Legislators must be willing to pass the Collegiate Housing & Infrastructure Act. Gifts are already tax-deductible for other areas of campus housing. Allowing gifts to be tax-deductible for Greek Housing will make it easier for us to provide better living-learning environments. They must pass stronger laws on hazing such as the REACH Act to ensure members are held accountable for any hazing that risks the safety of our members. They must ensure that educational programs are in place at the elementary and high school level focused on stopping the culture of hazing that begins at this much earlier age. They must enact laws enabling amnesty for college students for alcohol and drug emergencies. Finally, and I know what I am asking for, they should return the legal drinking age to 19, but also have must stronger laws relating to hosting and use of hard liquor at facilities not licensed for alcohol.

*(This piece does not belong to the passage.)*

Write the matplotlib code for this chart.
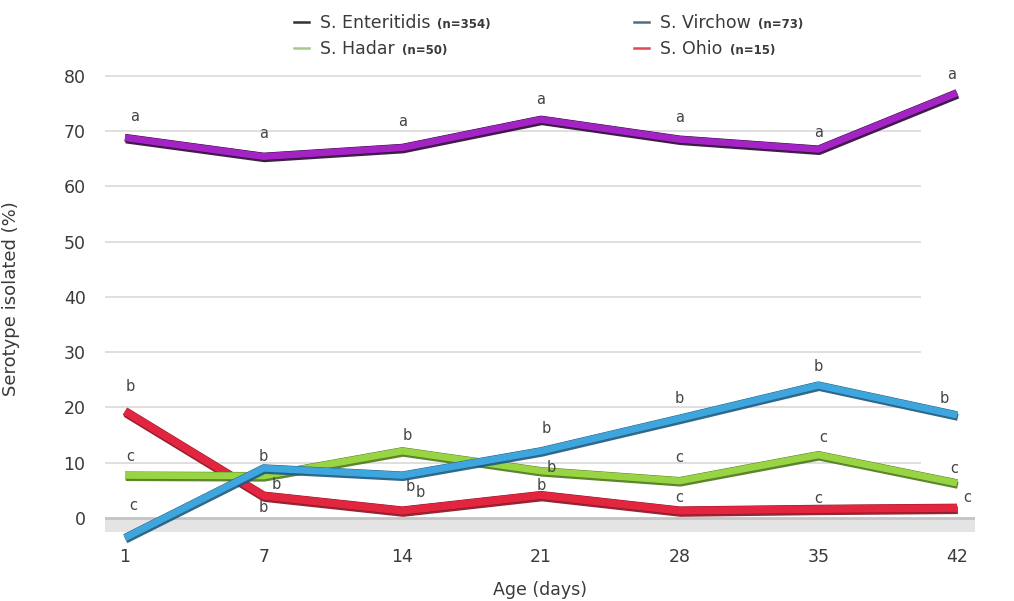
import numpy as np
import matplotlib
matplotlib.use("Agg")
import matplotlib.pyplot as plt
import matplotlib.patheffects as pe
from matplotlib.lines import Line2D
from matplotlib.offsetbox import (AnchoredOffsetbox, DrawingArea, HPacker,
                                  TextArea, VPacker)

# Serotype prevalence by bird age
ages = ["1", "7", "14", "21", "28", "35", "42"]
enteritidis = [68.8, 65.4, 67.0, 72.1, 68.5, 66.7, 76.9]
virchow = [-3.6, 9.0, 7.7, 12.1, 18.0, 24.0, 18.6]
hadar = [7.7, 7.6, 12.1, 8.5, 6.7, 11.4, 6.3]
ohio = [19.3, 4.0, 1.3, 4.1, 1.3, 1.6, 1.8]

# significance letters for each point
ent_letters = ["a", "a", "a", "a", "a", "a", "a"]
vir_letters = ["c", "b", "b", "b", "b", "b", "b"]
had_letters = ["c", "b", "b", "b", "c", "c", "c"]
ohio_letters = ["b", "b", "b", "b", "c", "c", "c"]

# letter offsets in pixels (dx, dy)
ent_off = [(10, 21), (0, 23), (0, 26), (0, 20), (0, 22), (0, 17), (-5, 18)]
vir_off = [(8, 32), (0, 12), (8, -11), (5, 23), (0, 20), (0, 19), (-13, 17)]
had_off = [(5, 19), (13, -9), (5, 16), (10, 3), (0, 23), (5, 17), (-3, 15)]
ohio_off = [(5, 25), (0, -12), (18, 18), (0, 10), (0, 13), (0, 11), (10, 10)]

series = [
    ("S. Ohio", "(n=15)", ohio, ohio_letters, ohio_off, "#e3263f", "#8a1020", 5.6),
    ("S. Hadar", "(n=50)", hadar, had_letters, had_off, "#98d444", "#4d7a1c", 5),
    ("S. Virchow", "(n=73)", virchow, vir_letters, vir_off, "#3ea6dc", "#1d5a80", 5),
    ("S. Enteritidis", "(n=354)", enteritidis, ent_letters, ent_off, "#a323c4", "#2c0834", 5),
]

txt = "#3a3a3a"
fig = plt.figure(figsize=(10.14, 6.01), dpi=100)
ax = fig.add_axes([0.1036, 0.0932, 0.858, 0.799])

x = np.arange(len(ages))
for i, (name, n, vals, letters, offs, col, dark, lw) in enumerate(series):
    ax.plot(x, vals, color=col, lw=lw, solid_capstyle="butt", zorder=5 + i,
            path_effects=[pe.SimpleLineShadow(offset=(0.6, -1.6), shadow_color=dark, alpha=0.9),
                          pe.Stroke(linewidth=lw + 0.6, foreground=dark), pe.Normal()])
    for xi, v, lt, (dx, dy) in zip(x, vals, letters, offs):
        ax.annotate(lt, (xi, v), xytext=(dx, dy), textcoords="offset pixels",
                    ha="center", va="center", fontsize=10.5, color="#444444", zorder=20)

# floor and grid (grid stops short of the last column)
for g in range(10, 90, 10):
    ax.axhline(g, xmax=0.937, color="#dcdcdc", lw=1.3, zorder=1)
ax.axhspan(-2.6, 0, color="#e4e4e4", lw=0, zorder=0)
ax.axhline(0, color="#c4c4c4", lw=2.0, zorder=1)

ax.set_xlim(-0.144, 6.13)
ax.set_ylim(-4.9, 82)
ax.set_yticks(range(0, 90, 10))
ax.set_xticks(x)
ax.set_xticklabels(ages)
ax.tick_params(length=0, labelsize=12.5, colors=txt)
ax.tick_params(axis="y", pad=14)
ax.tick_params(axis="x", pad=2)
for s in ax.spines.values():
    s.set_visible(False)

ax.set_xlabel("Age (days)", fontsize=12.5, color=txt)
ax.xaxis.set_label_coords(0.5, -0.075)
ax.set_ylabel("Serotype isolated (%)", fontsize=13, color=txt)
ax.yaxis.set_label_coords(-0.098, 0.513)

# legend: two columns, main name with smaller sample size
legend_marks = {
    "S. Enteritidis": "#3b2b3b",
    "S. Virchow": "#4f6f86",
    "S. Hadar": "#a9c98a",
    "S. Ohio": "#e0485a",
}


def legend_item(name, n):
    da = DrawingArea(14, 10, 0, 0)
    da.add_artist(Line2D([0, 11], [4, 4], color=legend_marks[name], lw=1.8))
    t1 = TextArea(name, textprops=dict(fontsize=12.5, color=txt))
    t2 = TextArea(n, textprops=dict(fontsize=8.5, color=txt, weight="bold"))
    return HPacker(children=[da, t1, t2], align="baseline", pad=0, sep=5)


by_name = {s[0]: s[1] for s in series}
col1 = VPacker(children=[legend_item("S. Enteritidis", by_name["S. Enteritidis"]),
                         legend_item("S. Hadar", by_name["S. Hadar"])],
               align="left", pad=0, sep=6)
col2 = VPacker(children=[legend_item("S. Virchow", by_name["S. Virchow"]),
                         legend_item("S. Ohio", by_name["S. Ohio"])],
               align="left", pad=0, sep=6)
box = HPacker(children=[col1, col2], align="top", pad=0, sep=103)
leg = AnchoredOffsetbox(loc="upper left", child=box, frameon=False,
                        bbox_to_anchor=(288 / 1014, 1 - 8 / 601),
                        bbox_transform=fig.transFigure, borderpad=0)
fig.add_artist(leg)

fig.savefig("out.png", dpi=100)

I challenge all stakeholders to make the difficult changes but mostly, I challenge my fellow brothers to recruit and educate for excellence. Undergraduates need to quit selling the chapter’s social status during recruitment (that is a given). They need to sell how the chapter will help them academically and in preparing them for their future careers. They need to share with potential members about campus and chapter involvement, intramurals, service, and how joining the fraternity is a lifetime experience. They need to need to ask “recruits” what they are looking for in a fraternity. They need to ask them to describe examples of their academic, extracurricular and service successes. They need to ask them how they would respond if they saw a fellow new member being hazed or if they saw a member who may be in jeopardy because of drinking too much. Alumni volunteers need to do whatever it takes to ensure our members are receiving the education to develop a “better man” and to ensure that hazing, along with alcohol & drug abuse has no place in our chapters. Alumni need to do all they can to develop a since of lifelong belonging to the chapter. If an alumnus is not prepared to give some of their time or treasurer, they should resign.
We can recruit to fail or succeed. We can educate to fail or succeed. The choice is ours.